__Records for the exercise__:
■ ■ ■ ■ ■ ■ ■

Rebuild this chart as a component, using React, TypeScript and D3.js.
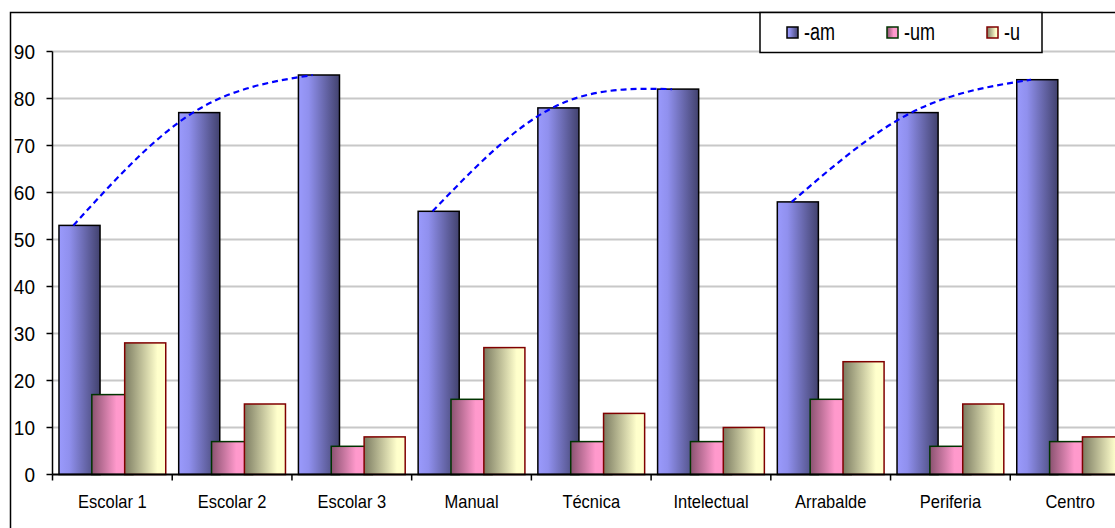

■ ■ ■ ■ ■ ■ ■

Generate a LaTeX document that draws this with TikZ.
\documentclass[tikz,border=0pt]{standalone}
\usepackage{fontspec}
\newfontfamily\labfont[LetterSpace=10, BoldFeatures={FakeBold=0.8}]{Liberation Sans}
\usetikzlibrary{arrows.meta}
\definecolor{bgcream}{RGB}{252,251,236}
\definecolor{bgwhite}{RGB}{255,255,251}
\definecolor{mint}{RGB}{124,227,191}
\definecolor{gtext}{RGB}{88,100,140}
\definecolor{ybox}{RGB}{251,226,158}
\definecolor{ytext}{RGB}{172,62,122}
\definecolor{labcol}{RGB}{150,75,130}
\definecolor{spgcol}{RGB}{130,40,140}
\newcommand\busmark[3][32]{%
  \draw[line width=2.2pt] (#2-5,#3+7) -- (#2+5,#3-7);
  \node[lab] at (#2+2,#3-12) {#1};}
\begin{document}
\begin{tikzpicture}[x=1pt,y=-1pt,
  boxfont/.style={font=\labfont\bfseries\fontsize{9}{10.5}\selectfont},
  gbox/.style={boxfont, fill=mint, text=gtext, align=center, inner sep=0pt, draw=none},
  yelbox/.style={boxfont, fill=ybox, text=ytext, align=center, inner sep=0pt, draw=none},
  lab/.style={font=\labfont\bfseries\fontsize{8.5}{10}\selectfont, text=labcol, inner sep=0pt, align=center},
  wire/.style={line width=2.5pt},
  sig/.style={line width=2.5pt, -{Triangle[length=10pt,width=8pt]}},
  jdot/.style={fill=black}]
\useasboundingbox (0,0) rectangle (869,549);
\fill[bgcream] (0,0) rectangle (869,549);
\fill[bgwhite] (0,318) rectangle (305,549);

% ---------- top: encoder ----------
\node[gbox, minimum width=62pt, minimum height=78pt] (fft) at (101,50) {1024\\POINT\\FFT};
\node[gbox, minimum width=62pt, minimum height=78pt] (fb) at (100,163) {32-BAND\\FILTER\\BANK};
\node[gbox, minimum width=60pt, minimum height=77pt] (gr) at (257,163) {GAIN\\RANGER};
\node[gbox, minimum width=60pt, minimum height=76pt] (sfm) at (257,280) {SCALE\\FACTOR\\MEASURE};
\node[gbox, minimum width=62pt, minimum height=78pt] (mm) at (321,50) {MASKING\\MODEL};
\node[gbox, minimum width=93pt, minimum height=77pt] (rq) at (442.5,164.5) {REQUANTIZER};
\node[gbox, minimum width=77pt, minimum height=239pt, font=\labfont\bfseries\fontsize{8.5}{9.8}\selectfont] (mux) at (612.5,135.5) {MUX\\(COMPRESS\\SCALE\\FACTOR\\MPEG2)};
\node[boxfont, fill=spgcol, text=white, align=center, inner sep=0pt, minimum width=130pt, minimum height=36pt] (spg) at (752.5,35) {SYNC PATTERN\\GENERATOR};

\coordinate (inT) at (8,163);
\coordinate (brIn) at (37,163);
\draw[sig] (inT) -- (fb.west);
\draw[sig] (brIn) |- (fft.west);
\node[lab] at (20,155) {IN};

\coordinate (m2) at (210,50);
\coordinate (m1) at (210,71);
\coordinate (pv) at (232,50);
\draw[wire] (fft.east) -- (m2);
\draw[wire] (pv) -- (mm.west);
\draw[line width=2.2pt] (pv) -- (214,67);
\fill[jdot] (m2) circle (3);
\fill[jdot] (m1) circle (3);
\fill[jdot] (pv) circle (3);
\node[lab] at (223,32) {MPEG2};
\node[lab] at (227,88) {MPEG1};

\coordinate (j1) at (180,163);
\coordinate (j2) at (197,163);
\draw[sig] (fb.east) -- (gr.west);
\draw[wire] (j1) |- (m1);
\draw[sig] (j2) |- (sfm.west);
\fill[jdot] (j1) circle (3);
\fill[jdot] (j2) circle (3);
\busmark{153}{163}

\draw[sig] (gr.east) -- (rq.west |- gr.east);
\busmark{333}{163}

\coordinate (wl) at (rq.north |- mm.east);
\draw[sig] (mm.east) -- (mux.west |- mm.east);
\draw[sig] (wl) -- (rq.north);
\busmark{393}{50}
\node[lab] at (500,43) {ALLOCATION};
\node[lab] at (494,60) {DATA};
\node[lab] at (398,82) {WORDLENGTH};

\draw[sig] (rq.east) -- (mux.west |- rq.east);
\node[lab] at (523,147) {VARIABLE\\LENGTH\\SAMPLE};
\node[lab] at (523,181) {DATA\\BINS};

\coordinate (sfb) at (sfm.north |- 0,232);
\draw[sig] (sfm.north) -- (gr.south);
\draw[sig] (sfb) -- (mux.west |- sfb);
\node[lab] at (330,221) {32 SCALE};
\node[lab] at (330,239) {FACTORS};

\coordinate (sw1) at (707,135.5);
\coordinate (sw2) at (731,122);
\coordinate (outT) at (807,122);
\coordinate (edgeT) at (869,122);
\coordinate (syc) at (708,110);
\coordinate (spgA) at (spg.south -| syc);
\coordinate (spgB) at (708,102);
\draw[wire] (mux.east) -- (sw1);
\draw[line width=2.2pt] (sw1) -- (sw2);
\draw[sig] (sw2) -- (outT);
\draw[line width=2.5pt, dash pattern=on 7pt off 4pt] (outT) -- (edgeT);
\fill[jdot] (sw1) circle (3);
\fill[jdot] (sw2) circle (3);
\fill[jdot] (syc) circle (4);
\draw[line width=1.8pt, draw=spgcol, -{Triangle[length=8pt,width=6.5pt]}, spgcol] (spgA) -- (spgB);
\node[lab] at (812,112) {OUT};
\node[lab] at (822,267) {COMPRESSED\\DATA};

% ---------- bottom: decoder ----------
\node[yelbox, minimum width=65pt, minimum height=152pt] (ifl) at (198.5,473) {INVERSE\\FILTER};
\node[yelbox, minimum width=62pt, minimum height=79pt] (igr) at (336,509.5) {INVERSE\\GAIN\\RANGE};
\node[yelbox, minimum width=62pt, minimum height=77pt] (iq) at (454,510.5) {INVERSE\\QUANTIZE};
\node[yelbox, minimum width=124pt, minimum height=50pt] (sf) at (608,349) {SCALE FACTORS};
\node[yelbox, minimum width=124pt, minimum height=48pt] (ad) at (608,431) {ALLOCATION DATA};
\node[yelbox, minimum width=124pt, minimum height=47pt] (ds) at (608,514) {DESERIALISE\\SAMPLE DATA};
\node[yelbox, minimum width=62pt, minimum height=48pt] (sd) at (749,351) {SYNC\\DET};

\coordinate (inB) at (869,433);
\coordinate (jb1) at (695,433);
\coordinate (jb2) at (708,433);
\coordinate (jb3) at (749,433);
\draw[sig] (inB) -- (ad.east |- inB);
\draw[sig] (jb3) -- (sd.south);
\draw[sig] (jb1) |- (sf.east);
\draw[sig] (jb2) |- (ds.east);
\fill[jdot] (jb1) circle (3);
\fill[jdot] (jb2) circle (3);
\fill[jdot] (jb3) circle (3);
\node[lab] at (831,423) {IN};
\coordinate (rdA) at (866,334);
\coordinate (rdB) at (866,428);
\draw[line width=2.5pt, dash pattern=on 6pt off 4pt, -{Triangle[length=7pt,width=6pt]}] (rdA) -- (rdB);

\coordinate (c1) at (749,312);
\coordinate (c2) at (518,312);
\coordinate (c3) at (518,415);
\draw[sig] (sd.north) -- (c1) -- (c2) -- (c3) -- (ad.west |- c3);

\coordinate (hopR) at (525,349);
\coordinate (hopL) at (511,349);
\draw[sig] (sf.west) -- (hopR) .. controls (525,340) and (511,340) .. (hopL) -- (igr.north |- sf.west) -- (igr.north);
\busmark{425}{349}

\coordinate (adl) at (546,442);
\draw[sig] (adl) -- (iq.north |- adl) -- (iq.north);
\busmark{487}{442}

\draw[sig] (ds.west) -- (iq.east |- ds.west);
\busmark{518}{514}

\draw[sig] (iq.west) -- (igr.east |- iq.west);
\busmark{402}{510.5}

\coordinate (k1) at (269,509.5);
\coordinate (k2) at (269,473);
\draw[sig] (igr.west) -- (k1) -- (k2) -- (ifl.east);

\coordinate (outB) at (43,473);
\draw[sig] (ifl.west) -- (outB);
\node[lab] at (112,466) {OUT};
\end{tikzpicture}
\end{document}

■ ■ ■ ■ ■ ■ ■

Look through the data and show every line containing "this".

Rebuild this chart as a component, using React, TypeScript and D3.js.
Generate a LaTeX document that draws this with TikZ.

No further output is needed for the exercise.